Многие с лёгкостью критикуют местные радиостанции, кого ни спросишь, какую волну слушают, с важным видом: «Маяк». Четыре буквы, конечно, всем просто это сказать. А кто у вас любимый ведущий? Все такие: «Стиллавин». Это самый распиаренный ведущий по России. Спрашиваю, во сколько он выходит в эфир? Не знают. Каждый раз смеюсь над такими критиками.
Из всех других радиостанций по всему миру мне интересно посмотреть, смеются ведущие или вообще не смеются, этот вообще зануда, а почему он зануда? Я уже не сужу с точки зрения поверхности, я понимаю, какой у него формат, может, поэтому он такой зануда. У каждого фишка есть. У меня фишка – это смех. Это стало моей визитной карточкой, когда мне Ваня сказал: «Аня, всё, не ржи!» Хорошо. Я также поддерживаю интонацию, но не смеюсь. Выходим в эфир с Гарри, он что-то пошутил, а я: «Хорошо, Гарри». Он: «Мамаева, с тобой что?» — прямо в эфире. Я: «Всё хорошо, Гарри, всё отлично». Он: «А чего не смеёшься?» А это был прямой эфир, я не успела его предупредить, что я не смеюсь теперь. В итоге весь эфир мне радиослушатели пишут: «Аня, что произошло? Кто тебя обидел?» Мне пишет Ваня Вильчинский: «Аня, все твои личные проблемы надо забыть дома». Я ему говорю: «Ты же сам просил меня не смеяться». То есть всё – не смеёшься, уже эфир — не эфир.
Мы же все люди, у меня бывают личные разочарования, я прямо сижу, плакать хочу. Бывает. Любовное разочарование, ещё что-нибудь. И когда ты приходишь на радио, ты реально не имеешь права показать это всё. Включается микрофон, и всё, я забываю про это. Я благодарна радиостанции за то, что порою могу забыть про свои проблемы.
– Многие представляют себе жизнь радио по фильму «День радио». Можешь рассказать какую-нибудь термоядерную историю из жизни радио?

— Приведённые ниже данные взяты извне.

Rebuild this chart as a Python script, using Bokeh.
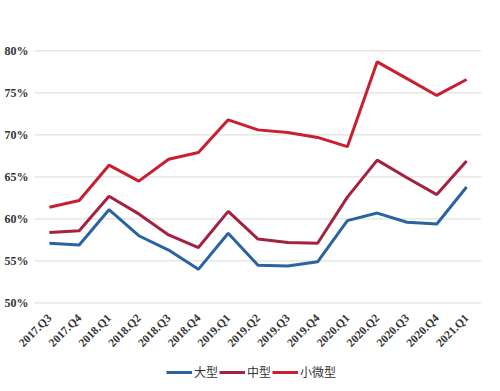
import math
from bokeh.plotting import figure
from bokeh.models import Legend, LegendItem, FixedTicker, Range1d
from bokeh.embed import file_html
from bokeh.resources import INLINE

quarters = ["2017.Q3", "2017.Q4", "2018.Q1", "2018.Q2", "2018.Q3", "2018.Q4",
            "2019.Q1", "2019.Q2", "2019.Q3", "2019.Q4", "2020.Q1", "2020.Q2",
            "2020.Q3", "2020.Q4", "2021.Q1"]
large = [57.1, 56.9, 61.1, 58.0, 56.3, 54.0, 58.3, 54.5, 54.4, 54.9, 59.8, 60.7, 59.6, 59.4, 63.8]
medium = [58.4, 58.6, 62.7, 60.6, 58.1, 56.6, 60.9, 57.6, 57.2, 57.1, 62.6, 67.0, 64.9, 62.9, 66.9]
small = [61.4, 62.2, 66.4, 64.5, 67.1, 67.9, 71.8, 70.6, 70.3, 69.7, 68.6, 78.7, 76.7, 74.7, 76.6]
series_names = ["大型", "中型", "小微型"]
colors = ["#2a64a0", "#a3223f", "#c91f2e"]
y_ticks = [50, 55, 60, 65, 70, 75, 80]

xs = list(range(len(quarters)))
x_lo, x_hi = -0.5, len(quarters) - 0.5

p = figure(x_range=Range1d(-1.641, x_hi), y_range=Range1d(39.7, 81),
           output_backend="svg", toolbar_location=None,
           frame_width=481, frame_height=347,
           min_border_left=0, min_border_right=3, min_border_top=42,
           min_border_bottom=0, background_fill_color="white",
           border_fill_color="white")
p.outline_line_color = None

# horizontal grid lines spanning only the category area
p.segment(x0=[x_lo] * len(y_ticks), x1=[x_hi] * len(y_ticks), y0=y_ticks, y1=y_ticks,
          line_color="#d9d9d9", line_width=1)

renderers = []
for vals, c in zip([large, medium, small], colors):
    r = p.line(xs, vals, line_color=c, line_width=3)
    renderers.append(r)

p.xgrid.grid_line_color = None
p.ygrid.grid_line_color = None

p.yaxis.fixed_location = x_lo
p.yaxis.ticker = FixedTicker(ticks=y_ticks)
p.yaxis.major_label_overrides = {t: f"{t}%" for t in y_ticks}
p.yaxis.axis_line_color = None
p.yaxis.major_tick_line_color = None
p.yaxis.minor_tick_line_color = None
p.yaxis.major_tick_out = 0
p.yaxis.major_tick_in = 0
p.yaxis.major_label_text_font = "Liberation Serif"
p.yaxis.major_label_text_font_size = "12px"
p.yaxis.major_label_text_font_style = "bold"
p.yaxis.major_label_text_color = "#333333"
p.yaxis.major_label_standoff = 6

p.xaxis.fixed_location = 50
p.xaxis.ticker = FixedTicker(ticks=xs)
p.xaxis.major_label_overrides = {i: q for i, q in zip(xs, quarters)}
p.xaxis.axis_line_color = None
p.xaxis.major_tick_line_color = None
p.xaxis.minor_tick_line_color = None
p.xaxis.major_tick_out = 0
p.xaxis.major_tick_in = 0
p.xaxis.major_label_orientation = math.pi / 4
p.xaxis.major_label_text_font = "Liberation Serif"
p.xaxis.major_label_text_font_size = "11.5px"
p.xaxis.major_label_text_font_style = "bold"
p.xaxis.major_label_text_color = "#333333"
p.xaxis.major_label_standoff = 13

legend = Legend(items=[LegendItem(label=n, renderers=[r]) for n, r in zip(series_names, renderers)],
                orientation="horizontal", location=(166, 9),
                label_text_font="Noto Sans CJK SC", label_text_font_size="12px",
                label_text_color="#333333", glyph_width=26, glyph_height=12,
                spacing=1, label_standoff=2, padding=2, margin=0,
                border_line_color=None, background_fill_alpha=0)
p.add_layout(legend, "center")

open("out.html", "w").write(file_html(p, INLINE))
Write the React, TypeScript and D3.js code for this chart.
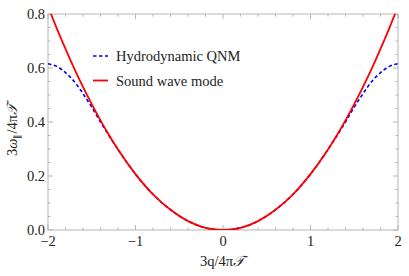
import React from "react";
import * as d3 from "d3";

const qValues = [-2, -1.9, -1.8, -1.7, -1.6, -1.5, -1.4, -1.3, -1.2, -1.0, -0.8, -0.6, -0.4, -0.2, 0, 0.2, 0.4, 0.6, 0.8, 1.0, 1.2, 1.3, 1.4, 1.5, 1.6, 1.7, 1.8, 1.9, 2];
const soundWave = [0.828, 0.747, 0.671, 0.598, 0.530, 0.466, 0.406, 0.350, 0.298, 0.207, 0.132, 0.075, 0.033, 0.008, 0, 0.008, 0.033, 0.075, 0.132, 0.207, 0.298, 0.350, 0.406, 0.466, 0.530, 0.598, 0.671, 0.747, 0.828];
const hydroQNM = [0.616, 0.606, 0.583, 0.550, 0.505, 0.455, 0.400, 0.348, 0.298, 0.207, 0.132, 0.075, 0.033, 0.008, 0, 0.008, 0.033, 0.075, 0.132, 0.207, 0.298, 0.348, 0.400, 0.455, 0.505, 0.550, 0.583, 0.606, 0.616];
const xTicks = [-2, -1, 0, 1, 2];
const yTicks = [0, 0.2, 0.4, 0.6, 0.8];
const seriesNames = ["Hydrodynamic QNM", "Sound wave mode"];

const W = 409, H = 276;
const L = 48, R = 398, T = 14, B = 230;

export default function App() {
  const x = d3.scaleLinear().domain([-2, 2]).range([L, R]);
  const y = d3.scaleLinear().domain([0, 0.8]).range([B, T]);
  const line = (vals: number[]) =>
    d3.line<number>().x((_, i) => x(qValues[i])).y((d) => y(d)).curve(d3.curveMonotoneX)(vals) || "";

  const xMinor = d3.range(-2, 2.0001, 0.2).filter((v) => Math.abs(v - Math.round(v)) > 1e-6);
  const yMinor = d3.range(0, 0.8001, 0.05).filter((v) => Math.abs(v * 5 - Math.round(v * 5)) > 1e-6);
  const frame = "#b5b5b5";
  const font = "'Liberation Serif', 'Times New Roman', serif";
  const fs = 14.5;

  return (
    <svg width={W} height={H} style={{ position: "absolute", left: 0, top: 0 }}>
      <rect x={0} y={0} width={W} height={H} fill="#fff" />
      <defs>
        <clipPath id="plotclip">
          <rect x={L} y={T} width={R - L} height={B - T} />
        </clipPath>
      </defs>
      <rect x={L} y={T} width={R - L} height={B - T} fill="none" stroke={frame} strokeWidth={1} />
      {xTicks.map((t) => (
        <g key={"xt" + t}>
          <line x1={x(t)} x2={x(t)} y1={B} y2={B - 5} stroke={frame} />
          <line x1={x(t)} x2={x(t)} y1={T} y2={T + 5} stroke={frame} />
        </g>
      ))}
      {xMinor.map((t) => (
        <g key={"xm" + t}>
          <line x1={x(t)} x2={x(t)} y1={B} y2={B - 2.5} stroke={frame} />
          <line x1={x(t)} x2={x(t)} y1={T} y2={T + 2.5} stroke={frame} />
        </g>
      ))}
      {yTicks.map((t) => (
        <g key={"yt" + t}>
          <line x1={L} x2={L + 5} y1={y(t)} y2={y(t)} stroke={frame} />
          <line x1={R} x2={R - 5} y1={y(t)} y2={y(t)} stroke={frame} />
        </g>
      ))}
      {yMinor.map((t) => (
        <g key={"ym" + t}>
          <line x1={L} x2={L + 2.5} y1={y(t)} y2={y(t)} stroke={frame} />
          <line x1={R} x2={R - 2.5} y1={y(t)} y2={y(t)} stroke={frame} />
        </g>
      ))}
      {xTicks.map((t) => (
        <text key={"xl" + t} x={x(t)} y={245.5} textAnchor="middle" fontFamily={font} fontSize={fs} fill="#222">
          {t < 0 ? "\u2212" + Math.abs(t) : String(t)}
        </text>
      ))}
      {yTicks.map((t) => (
        <text key={"yl" + t} x={45} y={y(t) + 4.5} textAnchor="end" fontFamily={font} fontSize={fs} fill="#222">
          {t.toFixed(1)}
        </text>
      ))}
      <g clipPath="url(#plotclip)">
        <path d={line(hydroQNM)} fill="none" stroke="#0000ff" strokeWidth={1.6} strokeDasharray="3.5,2.5" />
        <path d={line(soundWave)} fill="none" stroke="#ff0000" strokeWidth={1.8} />
      </g>
      <g>
        <line x1={93} x2={108} y1={56} y2={56} stroke="#0000ff" strokeWidth={1.6} strokeDasharray="3.5,2.5" />
        <text x={116} y={61} fontFamily={font} fontSize={fs} fill="#222">{seriesNames[0]}</text>
        <line x1={93} x2={108} y1={80.5} y2={80.5} stroke="#ff0000" strokeWidth={1.8} />
        <text x={116} y={85.5} fontFamily={font} fontSize={fs} fill="#222">{seriesNames[1]}</text>
      </g>
      <text x={222} y={266} textAnchor="middle" fontFamily={font} fontSize={fs} fill="#222">
        3q/4π<tspan fontStyle="italic">𝒯</tspan>
      </text>
      <text transform="translate(17,130) rotate(-90)" textAnchor="middle" fontFamily={font} fontSize={fs} fill="#222">
        3<tspan fontStyle="italic">ω</tspan><tspan fontSize={9} dy={3}>∥</tspan><tspan dy={-3}>/4π</tspan><tspan fontStyle="italic">𝒯</tspan>
      </text>
    </svg>
  );
}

– Есть какая шутка — когда все узнают, что ты работаешь на радио, спрашивают: «Ты там в трусах сидишь?». В трусах мы не сидим, но работать у нас весело. Когда новостник читает что-нибудь, мы очень любим закрывать ему глаза. Или резко опускаем стул, меняем бумажки с информацией.
Самое страшное — это если ты не выключишь микрофон. У меня такое было один раз — я сижу, болтаю, а мне в «WhatsApp» приходит шесть сообщений от ребят: «Аняяяя, ты не выключила микрофон». А я в это время рассказываю оператору о предстоящей тематической вечеринке и о своём костюме. А ещё самое классное было, когда меня на 1 апреля разыграли. Это был реально самый крутой розыгрыш на 1 апреля в том году. Мои друзья из Москвы, которые работают со всеми звёздами, говорят: «Анька, мы хотим привести к вам Филиппа Киркорова». Круто. А он как раз собирался к нам ехать. Мне звонят через три часа – очень серьёзный женский голос: «Здравствуйте, Анна. Я — пресс-секретарь Филиппа Киркорова, — я даже не поняла, что 1 апреля. — Поймите, что никому не интересно будет, если мы просто приедем, давайте сыграем скандал. Помните, что там было с розовой кофточкой? Давайте, он на вас так же обозлится в прямом эфире, вас обзовёт? Давайте обговорим мат, который он произнесёт в эфире». Я: «А! Материться же нельзя». И мне говорят, что обязательно нужно прийти в розовой кофте и не надевать бюстгальтер, пусть грудь торчит. «Вы готовы на это?». Я спрашиваю, не слишком ли унизительно будет? Она: «Ну, надо будет сыграть хорошо, потому что мы очень громко хотим заявить о нас в Иркутске». Я говорю, что должна подумать. Она: «Нет, думать нет времени. Мы вам за это заплатим 500 долларов». Я сижу и понимаю – блин, 500 баксов мне заплатят за то, что я надену розовую кофточку без бюстгальтера, и он меня обзовёт как-нибудь. В итоге я сказала, что не согласна на унижение, можно придумать что-нибудь на позитиве. Она такая: «Нет, тогда мы не приедем к вам». Я понимаю, что всё, радиостанция лишилась интервью. Ладно. Мне просто программный директор не простит, если он не приедет к нам на радио. Согласилась. Она: «Точно согласны?» Я: «Точно согласна, но только давайте, я бюстгальтер надену. В розовой кофте — ладно, так уж и быть». Она: «Точно согласны?». – «Точно». И тут такой хохот, типа, с 1 апреля! Полчаса такого тренинга со мной. Но я реально ради радиостанции была готова на всё.